Mengecap Sisi Lain Kepulauan Riau

By , Rabu, 25 November 2015 | 12:04 WIB

Satwa melata yang kegemarannya melingkar di atas kepala di cabang pepohonan adalah hal yang sangat biasa ditemui, di kanopi hutan di sepanjang 6,8 kilometer aliran sungai yang bisa dilalui dalam waktu kurang lebih satu jam ini. “Ular bakau dominan di sini,” ungkap Maradu. “Ular lain yang biasa hidup di tempat ini adalah ular sawah, ular piton, dan ular hijau,” paparnya dengan kepala yang sesekali bergoyang, khas India.

Dalam perjalanan kembali menuju dermaga, bebas dari ular yang melingkar-lingkar, mata saya tertambat pada jajaran bakau muda yang tertanam rapi di tepian sungai.

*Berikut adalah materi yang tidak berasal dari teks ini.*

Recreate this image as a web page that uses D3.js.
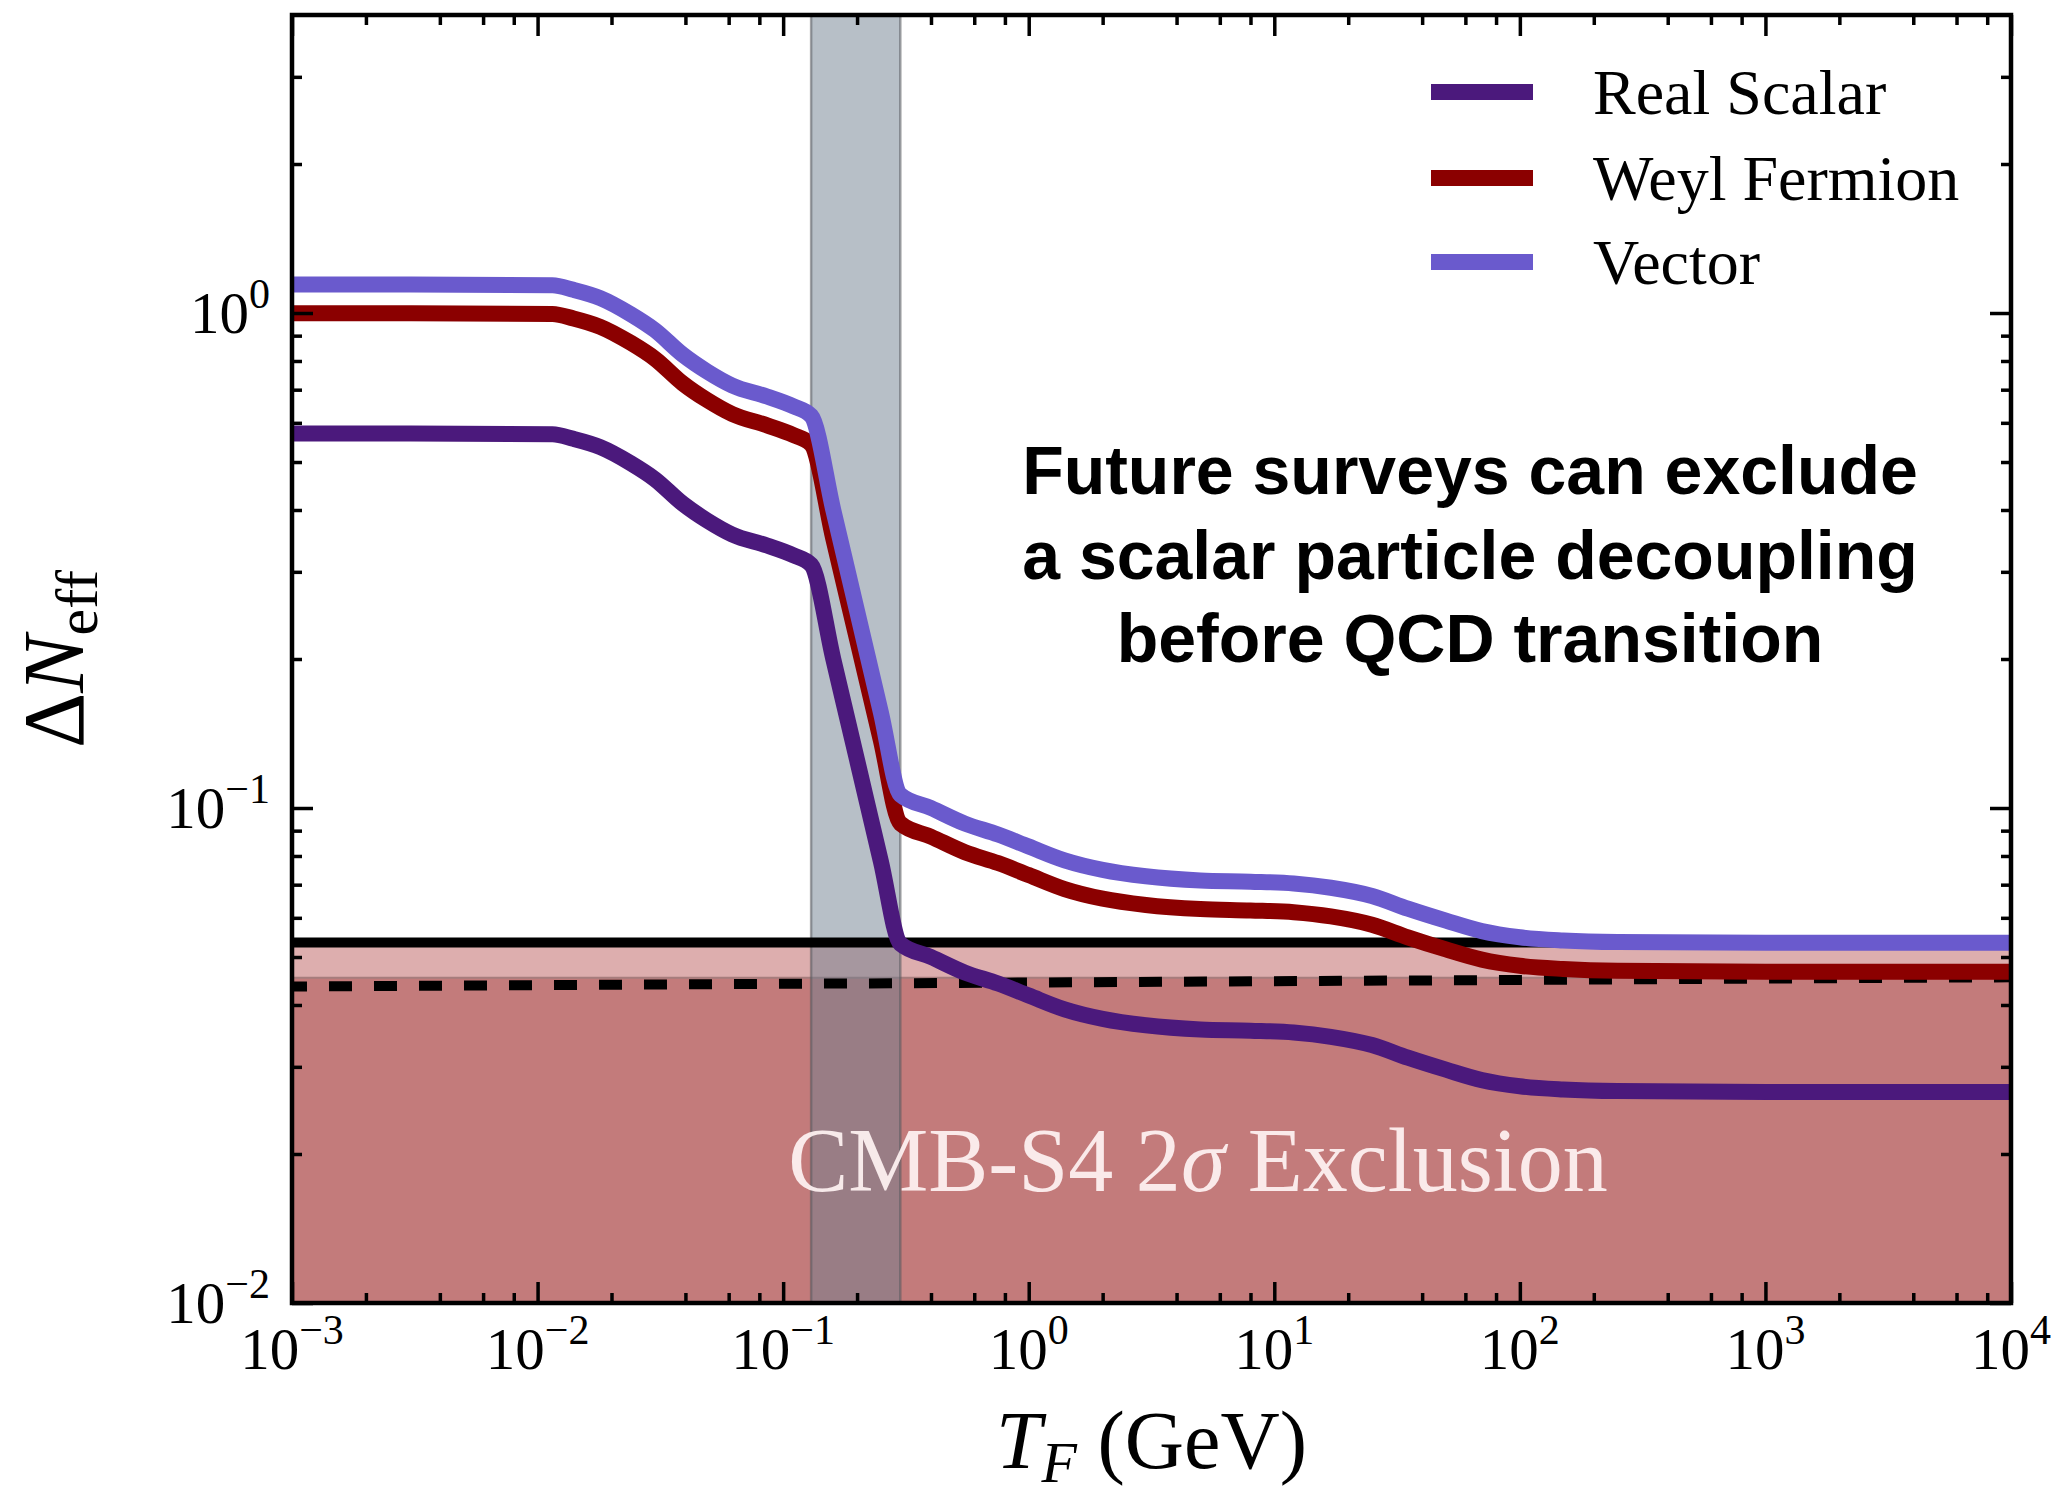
<!DOCTYPE html>
<html>
<head>
<meta charset="utf-8">
<script src="https://cdn.jsdelivr.net/npm/d3@7"></script>
<style>
  html, body { margin: 0; padding: 0; background: #ffffff; }
  svg { display: block; }
</style>
</head>
<body>
<svg id="chart" width="2064" height="1494"></svg>
<script>
// Decoupling temperature T_F (GeV)
const tempGeV = [0.001, 0.003, 0.0115, 0.014, 0.018, 0.024, 0.03, 0.039, 0.049, 0.062, 0.086, 0.11, 0.13,
                 0.16, 0.2, 0.25, 0.3, 0.4, 0.55, 0.75, 1.0, 1.4, 2, 3, 5, 8, 12, 17, 25, 35, 50, 70,
                 100, 150, 250, 1000, 10000];

// ΔN_eff contributed by each species
const realScalar = [0.571, 0.571, 0.569, 0.557, 0.536, 0.497, 0.462, 0.412, 0.381, 0.357, 0.339, 0.324, 0.310,
                    0.200, 0.125, 0.078, 0.0532, 0.0500, 0.0465, 0.0442, 0.0418, 0.0392, 0.0375, 0.0364, 0.0357,
                    0.0355, 0.0352, 0.0345, 0.0332, 0.0313, 0.0296, 0.0282, 0.0274, 0.0270, 0.0268, 0.0267, 0.0267];
const weylFermion = [0.999, 0.999, 0.996, 0.975, 0.938, 0.870, 0.809, 0.721, 0.667, 0.625, 0.593, 0.567, 0.543,
                     0.350, 0.219, 0.137, 0.0931, 0.0875, 0.0814, 0.0774, 0.0732, 0.0686, 0.0656, 0.0637, 0.0625,
                     0.0621, 0.0616, 0.0604, 0.0581, 0.0548, 0.0518, 0.0494, 0.0480, 0.0473, 0.0469, 0.0467, 0.0467];
const vectorBoson = [1.142, 1.142, 1.138, 1.114, 1.072, 0.994, 0.924, 0.824, 0.762, 0.714, 0.678, 0.648, 0.620,
                     0.400, 0.250, 0.156, 0.1064, 0.100, 0.093, 0.0884, 0.0836, 0.0784, 0.0750, 0.0728, 0.0714,
                     0.0710, 0.0704, 0.0690, 0.0664, 0.0626, 0.0592, 0.0564, 0.0548, 0.0540, 0.0536, 0.0534, 0.0534];

const seriesNames = ["Real Scalar", "Weyl Fermion", "Vector"];
const seriesColors = ["#4b197c", "#8b0000", "#6a5acd"];

// CMB-S4 forecast levels
const cmbSolidLevel = 0.0535;          // upper edge of the light band
const cmbExclusionTop = 0.0454;        // upper edge of the excluded region
const dashedEnds = [0.0436, 0.0455];   // dashed reference line at T = 1e-3 and 1e4

// QCD transition window (GeV)
const qcdWindow = [0.13, 0.30];

// Axis ticks
const xMajorExp = [-3, -2, -1, 0, 1, 2, 3, 4];
const yMajorExp = [-2, -1, 0];

const svg = d3.select("#chart");
const W = 2064, H = 1494;
const pLeft = 292, pRight = 2011, pTop = 15, pBottom = 1303;

const x = d3.scaleLog().domain([1e-3, 1e4]).range([pLeft, pRight]);
const y = d3.scaleLog().domain([1e-2, 4]).range([pBottom, pTop]);

svg.append("rect").attr("width", W).attr("height", H).attr("fill", "#ffffff");

const clip = svg.append("defs").append("clipPath").attr("id", "plotclip");
clip.append("rect").attr("x", pLeft).attr("y", pTop).attr("width", pRight - pLeft).attr("height", pBottom - pTop);

const plot = svg.append("g").attr("clip-path", "url(#plotclip)");

// Shaded CMB-S4 regions
plot.append("rect")
  .attr("x", x(1e-3)).attr("width", x(1e4) - x(1e-3))
  .attr("y", y(cmbSolidLevel)).attr("height", y(cmbExclusionTop) - y(cmbSolidLevel))
  .attr("fill", "#ddaeae");
plot.append("rect")
  .attr("x", x(1e-3)).attr("width", x(1e4) - x(1e-3))
  .attr("y", y(cmbExclusionTop)).attr("height", y(1e-2) - y(cmbExclusionTop))
  .attr("fill", "#c37b7b");
plot.append("line")
  .attr("x1", x(1e-3)).attr("x2", x(1e4))
  .attr("y1", y(cmbExclusionTop)).attr("y2", y(cmbExclusionTop))
  .attr("stroke", "#a67d7d").attr("stroke-width", 2);

// QCD transition band
plot.append("rect")
  .attr("x", x(qcdWindow[0])).attr("width", x(qcdWindow[1]) - x(qcdWindow[0]))
  .attr("y", pTop).attr("height", pBottom - pTop)
  .attr("fill", "rgb(112,128,144)").attr("fill-opacity", 0.5)
  .attr("stroke", "#55585c").attr("stroke-opacity", 0.55).attr("stroke-width", 2.5);

// Label inside the excluded region
const cmbLabel = plot.append("text")
  .attr("x", 1198).attr("y", 1191)
  .attr("text-anchor", "middle")
  .attr("font-family", "'Liberation Serif', 'DejaVu Serif', serif")
  .attr("font-size", 90)
  .attr("fill", "#fff3f3").attr("fill-opacity", 0.92);
cmbLabel.append("tspan").text("CMB-S4 2");
cmbLabel.append("tspan").attr("font-style", "italic").text("σ");
cmbLabel.append("tspan").text(" Exclusion");

// Solid and dashed forecast lines
plot.append("line")
  .attr("x1", x(1e-3)).attr("x2", x(1e4))
  .attr("y1", y(cmbSolidLevel)).attr("y2", y(cmbSolidLevel))
  .attr("stroke", "#000").attr("stroke-width", 10);
plot.append("line")
  .attr("x1", x(1e-3)).attr("x2", x(1e4))
  .attr("y1", y(dashedEnds[0])).attr("y2", y(dashedEnds[1]))
  .attr("stroke", "#000").attr("stroke-width", 10)
  .attr("stroke-dasharray", "23 22").attr("stroke-dashoffset", 8);

// Curves
const line = d3.line()
  .x(d => x(d[0]))
  .y(d => y(d[1]))
  .curve(d3.curveMonotoneX);

[realScalar, weylFermion, vectorBoson].forEach((vals, i) => {
  plot.append("path")
    .datum(tempGeV.map((t, k) => [t, vals[k]]))
    .attr("d", line)
    .attr("fill", "none")
    .attr("stroke", seriesColors[i])
    .attr("stroke-width", 16)
    .attr("stroke-linejoin", "round");
});

// Ticks on all four sides
const xMinor = [];
for (let e = -3; e < 4; e++) [2, 4, 6, 8].forEach(m => xMinor.push(m * Math.pow(10, e)));
const yMinor = [];
for (let e = -2; e < 1; e++) [2, 3, 4, 5, 6, 7, 8, 9].forEach(m => {
  const v = m * Math.pow(10, e);
  if (v < 4) yMinor.push(v);
});
const xMajor = xMajorExp.map(e => Math.pow(10, e));
const yMajor = yMajorExp.map(e => Math.pow(10, e));

function drawAxis(axisFn, scale, values, size, transform) {
  const g = svg.append("g").attr("transform", transform)
    .call(axisFn(scale).tickValues(values).tickSizeInner(-size).tickSizeOuter(0).tickFormat(""));
  g.select(".domain").remove();
  g.selectAll(".tick line").attr("stroke", "#000").attr("stroke-width", 3.5);
}
drawAxis(d3.axisBottom, x, xMajor, 21, `translate(0,${pBottom})`);
drawAxis(d3.axisBottom, x, xMinor, 10, `translate(0,${pBottom})`);
drawAxis(d3.axisTop, x, xMajor, 21, `translate(0,${pTop})`);
drawAxis(d3.axisTop, x, xMinor, 10, `translate(0,${pTop})`);
drawAxis(d3.axisLeft, y, yMajor, 21, `translate(${pLeft},0)`);
drawAxis(d3.axisLeft, y, yMinor, 10, `translate(${pLeft},0)`);
drawAxis(d3.axisRight, y, yMajor, 21, `translate(${pRight},0)`);
drawAxis(d3.axisRight, y, yMinor, 10, `translate(${pRight},0)`);

// Frame
svg.append("rect")
  .attr("x", pLeft).attr("y", pTop).attr("width", pRight - pLeft).attr("height", pBottom - pTop)
  .attr("fill", "none").attr("stroke", "#000").attr("stroke-width", 4.5);

// Tick labels as powers of ten
const serif = "'Liberation Serif', 'DejaVu Serif', serif";
const fmtExp = e => (e < 0 ? "\u2212" + Math.abs(e) : String(e));

xMajorExp.forEach(e => {
  const t = svg.append("text")
    .attr("x", x(Math.pow(10, e))).attr("y", 1369)
    .attr("text-anchor", "middle")
    .attr("font-family", serif).attr("font-size", 59).attr("fill", "#000");
  t.append("tspan").text("10");
  t.append("tspan").attr("dy", -25).attr("font-size", 42).text(fmtExp(e));
});
yMajorExp.forEach(e => {
  const t = svg.append("text")
    .attr("x", 270).attr("y", y(Math.pow(10, e)) + 20)
    .attr("text-anchor", "end")
    .attr("font-family", serif).attr("font-size", 59).attr("fill", "#000");
  t.append("tspan").text("10");
  t.append("tspan").attr("dy", -25).attr("font-size", 42).text(fmtExp(e));
});

// Axis titles
const xTitle = svg.append("text")
  .attr("x", (pLeft + pRight) / 2).attr("y", 1468)
  .attr("text-anchor", "middle")
  .attr("font-family", serif).attr("font-size", 82).attr("fill", "#000");
xTitle.append("tspan").attr("font-style", "italic").text("T");
xTitle.append("tspan").attr("font-style", "italic").attr("font-size", 58).attr("dy", 14).text("F");
xTitle.append("tspan").attr("dy", -14).text(" (GeV)");

const yTitle = svg.append("text")
  .attr("transform", `translate(83,${(pTop + pBottom) / 2}) rotate(-90)`)
  .attr("text-anchor", "middle")
  .attr("font-family", serif).attr("font-size", 86).attr("fill", "#000");
yTitle.append("tspan").text("Δ");
yTitle.append("tspan").attr("font-style", "italic").text("N");
yTitle.append("tspan").attr("font-size", 60).attr("dy", 14).text("eff");

// Legend
const legendY = [92, 178, 262];
seriesNames.forEach((name, i) => {
  svg.append("line")
    .attr("x1", 1431).attr("x2", 1533)
    .attr("y1", legendY[i]).attr("y2", legendY[i])
    .attr("stroke", seriesColors[i]).attr("stroke-width", 16);
  svg.append("text")
    .attr("x", 1593).attr("y", legendY[i] + 22)
    .attr("font-family", serif).attr("font-size", 64).attr("fill", "#000")
    .text(name);
});

// Annotation
const note = ["Future surveys can exclude", "a scalar particle decoupling", "before QCD transition"];
const noteBase = [494, 579, 662];
note.forEach((s, i) => {
  svg.append("text")
    .attr("x", 1470).attr("y", noteBase[i])
    .attr("text-anchor", "middle")
    .attr("font-family", "'Liberation Sans', Arial, Helvetica, sans-serif")
    .attr("font-weight", "bold").attr("font-size", 68).attr("fill", "#000")
    .text(s);
});
</script>
</body>
</html>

Sekelompok orang tampak sengaja menanamnya di sana. “Itu hasil karya anak-anak sekolah yang belajar mengenai konservasi hutan bakau di sini,” papar Maradu. Ia pun berkisah bahwa mereka datang dari berbagai tempat, terutama Singapura.

Kami duduk menghadap laut di Tanjungpinang, ibu kota Kepulauan Riau. Di Pondok Makan Sarbana, di Kampung Bulang Laut inilah saya sempat mencicipi satwa laut sejenis siput yang bernama gonggong, makanan kebanggaan masyarakat Kepulauan Riau.

Awalnya saya tak berani memandang daging lembek melambai-lambai yang telah saya cungkil keluar dari rumahnya tersebut. Namun, rasanya yang gurih cukup membuat saya ketagihan untuk mencoba beberapa gonggong lagi. Apalagi dengan bumbu bercabai atau kacang sebagai pelengkap.

Diklaim sebagai makanan laut penuh gizi dan bisa meningkatkan stamina, gonggong adalah ikon kebanggaan Kepulauan Riau. Selain menjadi motif batik, gonggong pernah menghiasi lambang perekonomian kreatif Tanjungpinang, satwa laut ini juga menjadi penghias tepi laut sebagai patung.

”Ayo foto saya, kalau saya mengaku ada di Tiongkok, ada yang percaya tidak ya?” ujar salah seorang rekan seperjalanan terkekeh jahil. Tempat ini memang luar biasa. Sebuah kawasan yang dikenal sebagai Wihara Ksitigarbha.

Gerbang batu setinggi gedung tiga lantai menghadang siapa pun yang akan masuk ke wilayah yang terletak di dekat Batu Sembilan, di bagian timur Tanjungpinang ini. Jalanan lurus diiringi patung di kiri kanan akan mengantarkan kita ke sebuah bagian yang dibentuk seperti amfiteater setengah lingkaran. Di  atas undakan-undakan itu, berjejeran patung-patung yang biasa disebut seribu wajah, setinggi orang dewasa atau lebih.

Ada sekitar 500 patung murid Buddha yang disebut Arhat, yaitu orang yang telah mencapai kesucian spiritual tertinggi dalam agama Buddha. Mirip dengan susunan prajurit terakota di Tiongkok. Bedanya, patung-patung ini berpose dalam berbagai gaya. Mimiknya bisa membuat para pengunjung terbahak.

Melangkahkan kaki sedikit menuju atas bukit, kita akan berjumpa dengan bangunan Wihara Ksitigarbha Bodhisattva. Dari sini, kita bisa memandang bebas ke arah gerbang batu, perbukitan dan lembahnya di kejauhan, serta rangkaian patung yang sedikit terhalang dedaunan di lereng bukit.

Angin berdesir membuat dedauan bergemerisik. Pantas saja tempat ini digunakan sebagai tempat berdoa. Pemandangan nan menawan, udara yang sejuk, serta suasana yang menenangkan jiwa di ketinggian menjadi tempat yang amat tepat untuk menghabiskan senja di Kepulauan Riau. Saya berjanji untuk kembali ke tempat ini suatu hari nanti.